SUPPLIED MATERIAL:
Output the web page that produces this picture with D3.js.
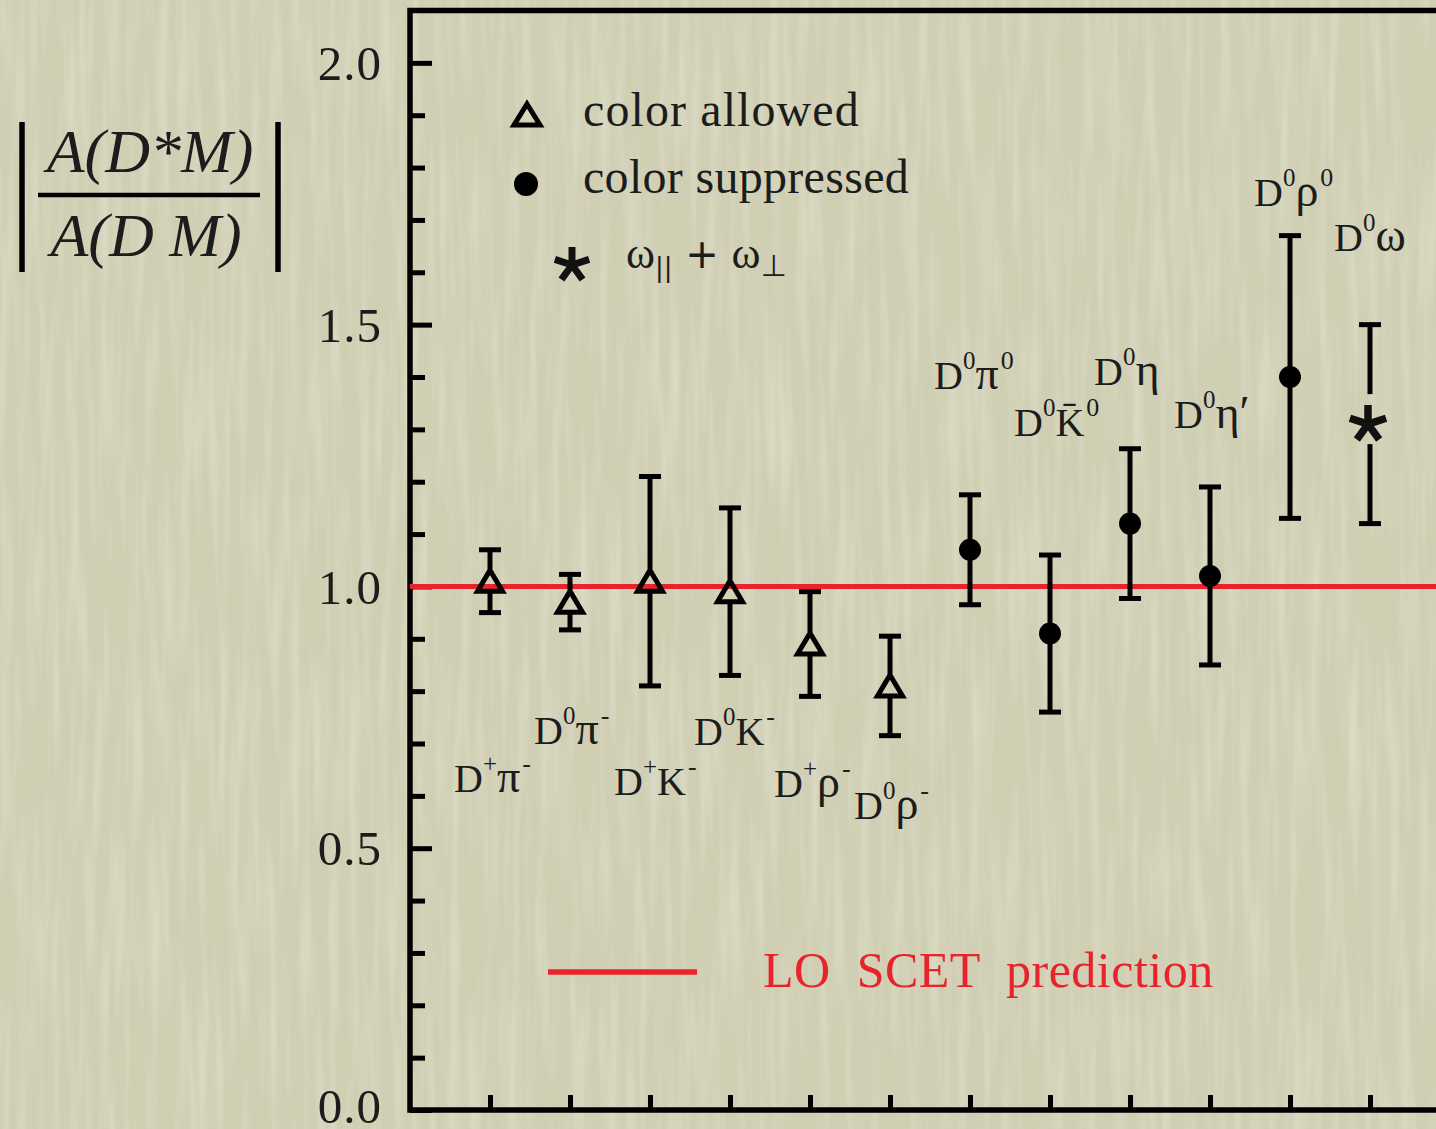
<!DOCTYPE html>
<html>
<head>
<meta charset="utf-8">
<script src="https://cdn.jsdelivr.net/npm/d3@7"></script>
<style>
  html, body { margin: 0; padding: 0; background: #d1d0b5; }
  svg { display: block; }
  text { font-family: "Liberation Serif", "Times New Roman", serif; fill: #1c1c1c; }
</style>
</head>
<body>
<svg id="chart" width="1436" height="1129"></svg>
<script>
// ---------------- data ----------------
const categories = ["D+π-", "D0π-", "D+K-", "D0K-", "D+ρ-", "D0ρ-", "D0π0", "D0K̄0", "D0η", "D0η′", "D0ρ0", "D0ω"];
const labelSup1  = ["+", "0", "+", "0", "+", "0", "0", "0", "0", "0", "0", "0"];
const labelMeson = ["π", "π", "K", "K", "ρ", "ρ", "π", "K\u0304", "η", "η′", "ρ", "ω"];
const labelSup2  = ["-", "-", "-", "-", "-", "-", "0", "0", "", "", "0", ""];
const values     = [1.01, 0.97, 1.01, 0.99, 0.89, 0.81, 1.07, 0.91, 1.12, 1.02, 1.40, 1.31];
const errors     = [0.06, 0.053, 0.20, 0.16, 0.10, 0.095, 0.105, 0.15, 0.143, 0.17, 0.27, 0.19];
const markers    = ["triangle", "triangle", "triangle", "triangle", "triangle", "triangle",
                    "circle", "circle", "circle", "circle", "circle", "star"];
// label baseline heights (in y-axis units)
const labelLevel = [0.607, 0.700, 0.601, 0.697, 0.597, 0.555, 1.378, 1.288, 1.384, 1.302, 1.727, 1.641];
const yMajorTicks = [0.0, 0.5, 1.0, 1.5, 2.0];
const yTickLabels = ["0.0", "0.5", "1.0", "1.5", "2.0"];
const yMinorTicks = d3.range(0, 21).map(i => i / 10);
const prediction = 1.0;
const legendItems = ["color allowed", "color suppressed"];
const predictionLabel = "LO  SCET  prediction";

// ---------------- layout ----------------
const W = 1436, H = 1129;
const pL = 410, pB = 1110, pT = 10.5, pR = 1450;
const svg = d3.select("#chart");
const RED = "#e8232b";
const greek = new Set(["π", "ρ", "η", "η′", "ω"]);

const x = d3.scaleLinear().domain([0, 13]).range([pL, pR]);
const y = d3.scaleLinear().domain([0, 2.1]).range([pB, pT]);

// background paper texture
const defs = svg.append("defs");
const f = defs.append("filter").attr("id", "paper").attr("x", 0).attr("y", 0)
  .attr("width", W).attr("height", H).attr("filterUnits", "userSpaceOnUse");
f.append("feTurbulence").attr("type", "fractalNoise")
  .attr("baseFrequency", "0.10 0.006").attr("numOctaves", 2).attr("seed", 7);
f.append("feColorMatrix").attr("type", "matrix")
  .attr("values", "0 0 0 0 1  0 0 0 0 1  0 0 0 0 0.95  1.6 0 0 0 -0.66");
svg.append("rect").attr("width", W).attr("height", H).attr("fill", "#d0cfb4");
svg.append("rect").attr("width", W).attr("height", H).attr("filter", "url(#paper)").attr("opacity", 0.32);

// ---------------- axes ----------------
const yMinorAxis = d3.axisLeft(y).tickValues(yMinorTicks.filter(v => !yMajorTicks.some(m => Math.abs(m - v) < 1e-9)))
  .tickSize(-15).tickFormat("");
const gMinor = svg.append("g").attr("transform", `translate(${pL},0)`).call(yMinorAxis);
gMinor.select(".domain").remove();
gMinor.selectAll("line").attr("stroke", "#000").attr("stroke-width", 5);

const yAxis = d3.axisLeft(y).tickValues(yMajorTicks).tickSize(-22).tickPadding(28)
  .tickFormat((d, i) => yTickLabels[i]);
const gY = svg.append("g").attr("transform", `translate(${pL},0)`).call(yAxis);
gY.select(".domain").remove();
gY.selectAll("line").attr("stroke", "#000").attr("stroke-width", 5);
gY.selectAll("text").attr("font-family", "Liberation Serif").attr("font-size", 49)
  .attr("fill", "#1c1c1c").attr("dy", d => d === 0 ? "0.26em" : "0.34em").attr("letter-spacing", 1);

const xAxis = d3.axisBottom(x).tickValues(d3.range(1, 13)).tickSize(-15).tickFormat("");
const gX = svg.append("g").attr("transform", `translate(0,${pB})`).call(xAxis);
gX.select(".domain").remove();
gX.selectAll("line").attr("stroke", "#000").attr("stroke-width", 5);

// frame
svg.append("path")
  .attr("d", `M${pR},${pT} H${pL} V${pB} H${pR}`)
  .attr("fill", "none").attr("stroke", "#000").attr("stroke-width", 5.5).attr("stroke-linejoin", "miter");

// prediction line
svg.append("line").attr("x1", pL).attr("x2", pR).attr("y1", y(prediction)).attr("y2", y(prediction))
  .attr("stroke", RED).attr("stroke-width", 5);

// ---------------- markers / error bars ----------------
const triPath = "M0,-11 L12.5,10 L-12.5,10 Z";
function starPath(len) {
  let d = "";
  for (let k = 0; k < 5; k++) {
    const a = -Math.PI / 2 + k * 2 * Math.PI / 5;
    d += `M0,0 L${(len * Math.cos(a)).toFixed(2)},${(len * Math.sin(a)).toFixed(2)} `;
  }
  return d;
}
const gapAbove = { triangle: 12, circle: 0, star: 30 };
const gapBelow = { triangle: 11, circle: 0, star: 20 };
const capW = 11;

const pts = svg.append("g");
values.forEach((v, i) => {
  const cx = x(i + 1), cy = y(v);
  const yt = y(v + errors[i]), yb = y(v - errors[i]);
  const m = markers[i];
  const g = pts.append("g");
  g.append("line").attr("x1", cx).attr("x2", cx).attr("y1", yt).attr("y2", cy - gapAbove[m])
    .attr("stroke", "#000").attr("stroke-width", 5);
  g.append("line").attr("x1", cx).attr("x2", cx).attr("y1", cy + gapBelow[m]).attr("y2", yb)
    .attr("stroke", "#000").attr("stroke-width", 5);
  g.append("line").attr("x1", cx - capW).attr("x2", cx + capW).attr("y1", yt).attr("y2", yt)
    .attr("stroke", "#000").attr("stroke-width", 5);
  g.append("line").attr("x1", cx - capW).attr("x2", cx + capW).attr("y1", yb).attr("y2", yb)
    .attr("stroke", "#000").attr("stroke-width", 5);
  if (m === "triangle") {
    g.append("path").attr("d", triPath).attr("transform", `translate(${cx},${cy})`)
      .attr("fill", "none").attr("stroke", "#000").attr("stroke-width", 5);
  } else if (m === "circle") {
    g.append("circle").attr("cx", cx).attr("cy", cy).attr("r", 11).attr("fill", "#000");
  } else {
    g.append("path").attr("d", starPath(19)).attr("transform", `translate(${cx - 2},${cy})`)
      .attr("fill", "none").attr("stroke", "#111").attr("stroke-width", 7.5);
  }
});

// ---------------- category labels ----------------
const lab = svg.append("g");
categories.forEach((c, i) => {
  const t = lab.append("text").attr("x", x(i + 1) - 36).attr("y", y(labelLevel[i]))
    .attr("font-size", 40);
  t.append("tspan").text("D");
  t.append("tspan").attr("font-size", 25).attr("dy", -20).text(labelSup1[i]);
  t.append("tspan").attr("dy", 20).attr("font-size", greek.has(labelMeson[i]) ? 46 : 40)
    .text(labelMeson[i]);
  if (labelSup2[i]) t.append("tspan").attr("font-size", 26).attr("dy", -20).attr("dx", 2).text(labelSup2[i]);
});

// ---------------- legend ----------------
svg.append("path").attr("d", "M0,-11 L13,10 L-13,10 Z").attr("transform", "translate(527,115)")
  .attr("fill", "none").attr("stroke", "#000").attr("stroke-width", 5);
svg.append("circle").attr("cx", 526).attr("cy", 184).attr("r", 12).attr("fill", "#000");
svg.append("path").attr("d", starPath(18)).attr("transform", "translate(572,265)")
  .attr("fill", "none").attr("stroke", "#111").attr("stroke-width", 7);
svg.append("text").attr("x", 583).attr("y", 126).attr("font-size", 48).attr("letter-spacing", 1.1)
  .text(legendItems[0]);
svg.append("text").attr("x", 583).attr("y", 193).attr("font-size", 48).attr("letter-spacing", 0.3)
  .text(legendItems[1]);
const om = svg.append("text").attr("x", 626).attr("y", 268).attr("font-size", 44)
  .attr("font-family", "DejaVu Serif").style("white-space", "pre");
om.append("tspan").text("ω");
om.append("tspan").attr("font-size", 26).attr("dy", 8).attr("font-family", "DejaVu Sans").text("||");
om.append("tspan").attr("dy", -8).attr("font-size", 40).attr("font-family", "DejaVu Sans").text(" + ");
om.append("tspan").text("ω");
om.append("tspan").attr("font-size", 30).attr("dy", 8).attr("font-family", "DejaVu Sans").text("⊥");

svg.append("line").attr("x1", 548).attr("x2", 697).attr("y1", 972).attr("y2", 972)
  .attr("stroke", RED).attr("stroke-width", 5.5);
svg.append("text").attr("x", 763).attr("y", 987).attr("font-size", 50).attr("letter-spacing", 0.5)
  .style("fill", RED).style("white-space", "pre").text(predictionLabel);

// ---------------- y-axis title ----------------
const yTitle = svg.append("g");
yTitle.append("text").attr("x", 150).attr("y", 172).attr("text-anchor", "middle").attr("font-size", 62)
  .attr("font-style", "italic").text("A(D*M)");
yTitle.append("text").attr("x", 146).attr("y", 256).attr("text-anchor", "middle").attr("font-size", 62)
  .attr("font-style", "italic").style("white-space", "pre").text("A(D M)");
yTitle.append("line").attr("x1", 38).attr("x2", 260).attr("y1", 195).attr("y2", 195)
  .attr("stroke", "#000").attr("stroke-width", 4.5);
yTitle.append("line").attr("x1", 22).attr("x2", 22).attr("y1", 122).attr("y2", 272)
  .attr("stroke", "#000").attr("stroke-width", 5.5);
yTitle.append("line").attr("x1", 278).attr("x2", 278).attr("y1", 122).attr("y2", 272)
  .attr("stroke", "#000").attr("stroke-width", 5.5);
</script>
</body>
</html>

STATED TASK: Pictures excluded, repeat exactly the lines from the top of the material through the line with "const y = d3.scaleLinear().domain([0, 2.1]).range([pB, pT]);", including both of those lines.

REPLY:
Output the web page that produces this picture with D3.js.
<!DOCTYPE html>
<html>
<head>
<meta charset="utf-8">
<script src="https://cdn.jsdelivr.net/npm/d3@7"></script>
<style>
  html, body { margin: 0; padding: 0; background: #d1d0b5; }
  svg { display: block; }
  text { font-family: "Liberation Serif", "Times New Roman", serif; fill: #1c1c1c; }
</style>
</head>
<body>
<svg id="chart" width="1436" height="1129"></svg>
<script>
// ---------------- data ----------------
const categories = ["D+π-", "D0π-", "D+K-", "D0K-", "D+ρ-", "D0ρ-", "D0π0", "D0K̄0", "D0η", "D0η′", "D0ρ0", "D0ω"];
const labelSup1  = ["+", "0", "+", "0", "+", "0", "0", "0", "0", "0", "0", "0"];
const labelMeson = ["π", "π", "K", "K", "ρ", "ρ", "π", "K\u0304", "η", "η′", "ρ", "ω"];
const labelSup2  = ["-", "-", "-", "-", "-", "-", "0", "0", "", "", "0", ""];
const values     = [1.01, 0.97, 1.01, 0.99, 0.89, 0.81, 1.07, 0.91, 1.12, 1.02, 1.40, 1.31];
const errors     = [0.06, 0.053, 0.20, 0.16, 0.10, 0.095, 0.105, 0.15, 0.143, 0.17, 0.27, 0.19];
const markers    = ["triangle", "triangle", "triangle", "triangle", "triangle", "triangle",
                    "circle", "circle", "circle", "circle", "circle", "star"];
// label baseline heights (in y-axis units)
const labelLevel = [0.607, 0.700, 0.601, 0.697, 0.597, 0.555, 1.378, 1.288, 1.384, 1.302, 1.727, 1.641];
const yMajorTicks = [0.0, 0.5, 1.0, 1.5, 2.0];
const yTickLabels = ["0.0", "0.5", "1.0", "1.5", "2.0"];
const yMinorTicks = d3.range(0, 21).map(i => i / 10);
const prediction = 1.0;
const legendItems = ["color allowed", "color suppressed"];
const predictionLabel = "LO  SCET  prediction";

// ---------------- layout ----------------
const W = 1436, H = 1129;
const pL = 410, pB = 1110, pT = 10.5, pR = 1450;
const svg = d3.select("#chart");
const RED = "#e8232b";
const greek = new Set(["π", "ρ", "η", "η′", "ω"]);

const x = d3.scaleLinear().domain([0, 13]).range([pL, pR]);
const y = d3.scaleLinear().domain([0, 2.1]).range([pB, pT]);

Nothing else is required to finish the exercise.